Finished the M's! Wheee! Now I can finally read all of the Naylor Alice books in order. (While I was shelf reading yesterday, I added numbers to the spines of some series, which will help a lot.)
Myers' The Glory Field (1994) was good but a bit confusing. Well, not so much confusing as not satisfying. It was interesting to follow the members of one family through five generations, but I would just get into the story and it ended. I was particularly interested in one woman in 1930's Chicago who set up her own cosmetics business, but even when we meet her again in the '90's, all we here is that since mainstream manufacturers were embracing the African American market, her business is down and she's had to go into real estate. At 86? Still, for students interested in the African American experience, this is a good read.
Fallen Angels (1988) is a good Vietnam Conflict (although I think it's been upgraded to a war in the last 10 years.) book, but has a lot of the f-word in it. Sigh. I don't care if they actually use language like that in the army. They shouldn't.
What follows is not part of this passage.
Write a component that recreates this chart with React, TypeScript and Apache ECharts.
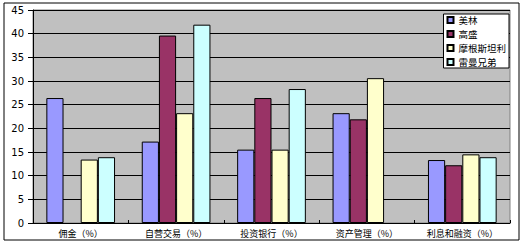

You use language like that, and you can drop and give me ten. Anyway, it has enough of the battle scenes and living conditions, and of course shows the horror of war. This is why I never understand the little War Mongering Boys who want to read about the war. None of the books I've come across make war sound like a good idea. So why does war still appeal to them?
With that in mind, Michael Morpurgo's Private Peaceful (2003) is not going to do it for this crowd. There is some battle coverage, but a good half of the book is flashbacks of his life, and this will lose the boys by page five. Drat.